In 2023, Wiel played in 113 games for the Rockers, hitting .276/.349/.552 with 29 home runs and 96 RBI. On April 15, 2024, Wiel re-signed with High Point. In 60 games in 2024, he hit .188/.302/.436 with 13 home runs and 33 RBI.

Wiel set new franchise records with High Point with 74 home runs and 227 RBI with the team.

On July 7, Wiel was traded to the York Revolution for Will Carter. In 60 games for the Revolution, he batted .323/.396/.633 with 17 home runs and 58 RBI. With York, Wiel won the Atlantic League championship. In the final game of championship series, he scored the game-tying run in the bottom of the ninth inning.
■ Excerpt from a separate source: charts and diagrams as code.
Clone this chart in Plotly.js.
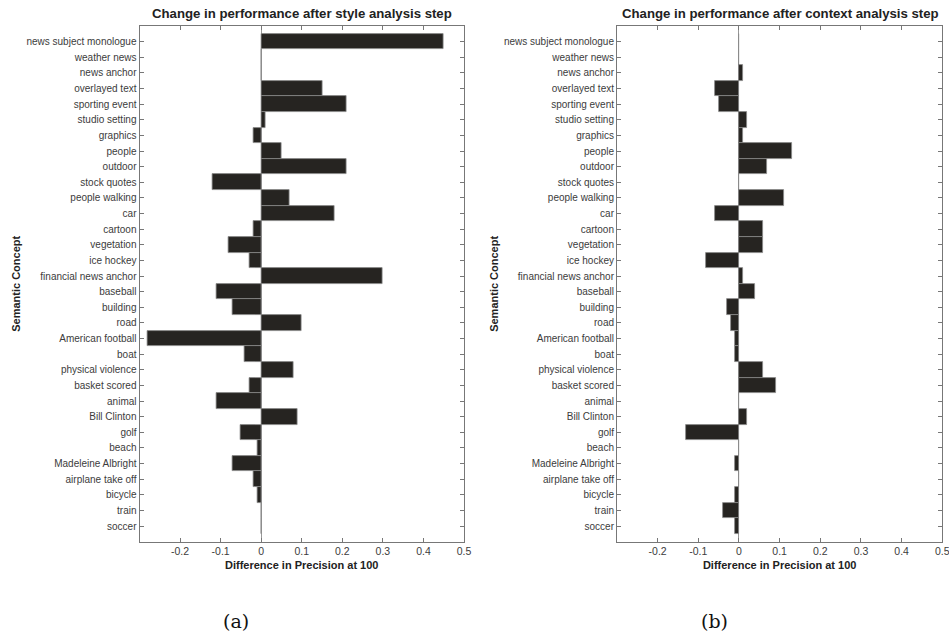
<!DOCTYPE html>
<html>
<head>
<meta charset="utf-8">
<script src="https://cdn.plot.ly/plotly-3.0.1.min.js"></script>
<style>html,body{margin:0;padding:0;background:#fff;}#chart{width:949px;height:637px;}</style>
</head>
<body>
<div id="chart"></div>
<script>
const concepts = ["news subject monologue","weather news","news anchor","overlayed text","sporting event","studio setting","graphics","people","outdoor","stock quotes","people walking","car","cartoon","vegetation","ice hockey","financial news anchor","baseball","building","road","American football","boat","physical violence","basket scored","animal","Bill Clinton","golf","beach","Madeleine Albright","airplane take off","bicycle","train","soccer"];
const styleDiff = [0.45,0,0,0.15,0.21,0.01,-0.02,0.05,0.21,-0.12,0.07,0.18,-0.02,-0.08,-0.03,0.30,-0.11,-0.07,0.10,-0.28,-0.04,0.08,-0.03,-0.11,0.09,-0.05,-0.01,-0.07,-0.02,-0.01,0,0];
const contextDiff = [0,0,0.01,-0.06,-0.05,0.02,0.01,0.13,0.07,0,0.11,-0.06,0.06,0.06,-0.08,0.01,0.04,-0.03,-0.02,-0.01,-0.01,0.06,0.09,0,0.02,-0.13,0,-0.01,0,-0.01,-0.04,-0.01];
const xTicks = [-0.2,-0.1,0,0.1,0.2,0.3,0.4,0.5];
const xTickText = ["-0.2","-0.1","0","0.1","0.2","0.3","0.4","0.5"];
const chartTitles = ["Change in performance after style analysis step","Change in performance after context analysis step"];
const xTitle = "Difference in Precision at 100";
const yTitle = "Semantic Concept";
const captions = ["(a)","(b)"];

const barColor = "#262421";
const fontFam = "Liberation Sans, Arial, sans-serif";
function bar(x, xa, ya){
  return {type:"bar", orientation:"h", x:x, y:concepts, xaxis:xa, yaxis:ya, width:1,
    marker:{color:barColor, line:{color:"#8a8a8a", width:0.8}}, hoverinfo:"x+y", showlegend:false};
}
function xax(domain, anchor){
  return {domain:domain, anchor:anchor, range:[-0.3,0.5], tickvals:xTicks, ticktext:xTickText,
    ticks:"inside", ticklen:4, tickcolor:"#777", mirror:"allticks", showline:true, linecolor:"#777", linewidth:1,
    showgrid:false, zeroline:true, zerolinecolor:"#999", zerolinewidth:1, ticklabeloverflow:"allow",
    tickfont:{family:fontFam, size:10.5, color:"#3c3c3c"},
    title:{text:xTitle, font:{family:fontFam, size:11, color:"#222", weight:"bold"}, standoff:5}, fixedrange:true};
}
function yax(domain, anchor){
  return {domain:domain, anchor:anchor, type:"category", range:[32,-1], categoryorder:"array", categoryarray:concepts,
    ticks:"inside", ticklen:4, tickcolor:"#777", mirror:"allticks", showline:true, linecolor:"#777", linewidth:1,
    showgrid:false, zeroline:false, tickfont:{family:fontFam, size:10, color:"#3c3c3c"},
    title:{text:yTitle, font:{family:fontFam, size:11, color:"#222", weight:"bold"}, standoff:3}, fixedrange:true};
}
const yDom = [1-541.7/637, 1-26/637];
const layout = {
  width:949, height:637, margin:{l:0,r:0,t:0,b:0}, paper_bgcolor:"#fff", plot_bgcolor:"#fff",
  bargap:0, barmode:"group",
  xaxis: xax([139.5/949, 464/949], "y"),
  yaxis: yax(yDom, "x"),
  xaxis2: xax([617/949, 942.3/949], "y2"),
  yaxis2: yax(yDom, "x2"),
  annotations:[
    {text:"<b>"+chartTitles[0]+"</b>", x:302/949, y:1-13/637, xref:"paper", yref:"paper", xanchor:"center", yanchor:"middle", showarrow:false, font:{family:fontFam, size:13.2, color:"#222"}},
    {text:"<b>"+chartTitles[1]+"</b>", x:780/949, y:1-13/637, xref:"paper", yref:"paper", xanchor:"center", yanchor:"middle", showarrow:false, font:{family:fontFam, size:13.2, color:"#222"}},
    {text:captions[0], x:236/949, y:1-621/637, xref:"paper", yref:"paper", xanchor:"center", yanchor:"middle", showarrow:false, font:{family:"DejaVu Serif, Liberation Serif, serif", size:19, color:"#111"}},
    {text:captions[1], x:714/949, y:1-621/637, xref:"paper", yref:"paper", xanchor:"center", yanchor:"middle", showarrow:false, font:{family:"DejaVu Serif, Liberation Serif, serif", size:19, color:"#111"}}
  ]
};
Plotly.newPlot("chart", [bar(styleDiff,"x","y"), bar(contextDiff,"x2","y2")], layout, {displayModeBar:false});
</script>
</body>
</html>
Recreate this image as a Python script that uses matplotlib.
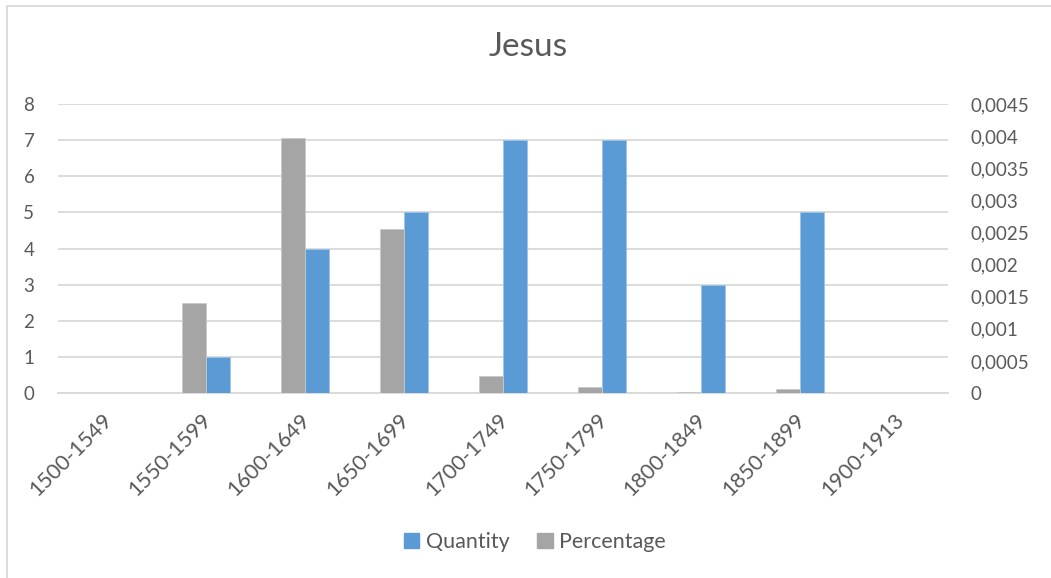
import matplotlib.pyplot as plt
import matplotlib.patches as patches
import matplotlib.transforms as mtransforms
from matplotlib.ticker import FuncFormatter, MultipleLocator
import numpy as np

# data
periods = ["1500-1549", "1550-1599", "1600-1649", "1650-1699", "1700-1749",
           "1750-1799", "1800-1849", "1850-1899", "1900-1913"]
quantity = [0, 1, 4, 5, 7, 7, 3, 5, 0]
percentage = [0, 0.0014, 0.00397, 0.00255, 0.00027, 0.0001, 0.00002, 0.00006, 0]

blue = "#5B9BD5"
grey = "#A5A5A5"
txt = "#595959"
plt.rcParams['font.family'] = ['Lato', 'DejaVu Sans']

fig = plt.figure(figsize=(10.51, 5.78), dpi=100)
ax = fig.add_axes([58 / 1051, 1 - 393 / 578, 890 / 1051, 289 / 578])
ax2 = ax.twinx()

x = np.arange(len(periods))
w = 0.243

ax.bar(x + w / 2, quantity, w, color=blue, edgecolor="#9DC3E6", linewidth=0.6, zorder=3)
ax2.bar(x - w / 2, percentage, w, color=grey, edgecolor="#C9C9C9", linewidth=0.6, zorder=3)

ax.set_xlim(-0.5, len(periods) - 0.5)
ax.set_ylim(0, 8)
ax2.set_ylim(0, 0.0045)
ax.yaxis.set_major_locator(MultipleLocator(1))
ax2.yaxis.set_major_locator(MultipleLocator(0.0005))


def comma_fmt(v, pos):
    if abs(v) < 1e-12:
        return "0"
    s = f"{v:.4f}".rstrip('0').rstrip('.')
    return s.replace('.', ',')


ax2.yaxis.set_major_formatter(FuncFormatter(comma_fmt))

ax.grid(axis='y', color="#D9D9D9", linewidth=1.3, zorder=0)
ax.set_axisbelow(True)
for a in (ax, ax2):
    for s in a.spines.values():
        s.set_visible(False)
    a.tick_params(length=0, labelsize=13.5, labelcolor=txt)
ax.spines['bottom'].set_visible(True)
ax.spines['bottom'].set_color("#D9D9D9")
ax.spines['bottom'].set_linewidth(1.3)
ax.tick_params(axis='y', pad=17)
ax2.tick_params(axis='y', pad=16)

ax.set_xticks(x)
ax.set_xticklabels(periods, rotation=45, ha='right', va='top', rotation_mode='anchor',
                   fontsize=15.5)
ax.tick_params(axis='x', pad=12)
shift = mtransforms.ScaledTranslation(-5 / 100, 0, fig.dpi_scale_trans)
for lbl in ax.get_xticklabels():
    lbl.set_transform(lbl.get_transform() + shift)

fig.text(0.503, 1 - 47 / 578, "Jesus", ha='center', va='center', fontsize=24, color=txt)

# legend
h1 = patches.Patch(color=blue, label="Quantity")
h2 = patches.Patch(color=grey, label="Percentage")
fig.legend(handles=[h1, h2], loc='center', bbox_to_anchor=(0.509, 1 - 542 / 578), ncol=2,
           frameon=False, fontsize=15.5, labelcolor=txt, handlelength=0.7, handleheight=0.7,
           handletextpad=0.3, columnspacing=1.3)

# chart border
fig.patches.append(patches.Rectangle((7 / 1051, -0.02), 1.1, 1 - 6 / 578 + 0.02,
                                     transform=fig.transFigure, fill=False,
                                     edgecolor="#D9D9D9", linewidth=1.3))

fig.savefig("out.png", dpi=100)
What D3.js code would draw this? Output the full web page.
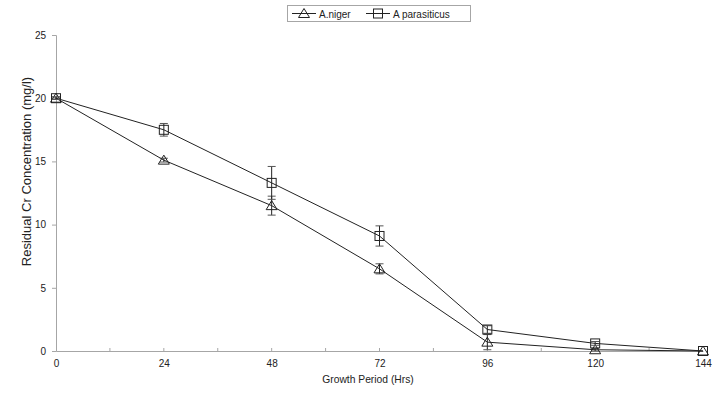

On January 28, 2025, Wiel signed with the Piratas de Campeche of the Mexican League. He was released by the Piratas prior to the start of the season on April 13.

==International career==
Wiel represented the Netherlands national team at the 2023 World Baseball Classic. He did not play in any of the team's four tournament games. Wiel does not speak Dutch. Because he does not have a Dutch passport, he cannot play for the Netherlands in other international tournaments.

==Personal life==
Wiel's father, Randy Wiel, played college basketball at the University of North Carolina and was the head basketball coach at UNC Asheville, Middle Tennessee State, and the Netherlands men's national team. Randy is from Curaçao and took his son to Curaçao and the Netherlands as a child. Randy died in 2025 from pancreatic cancer. Wiel has two siblings.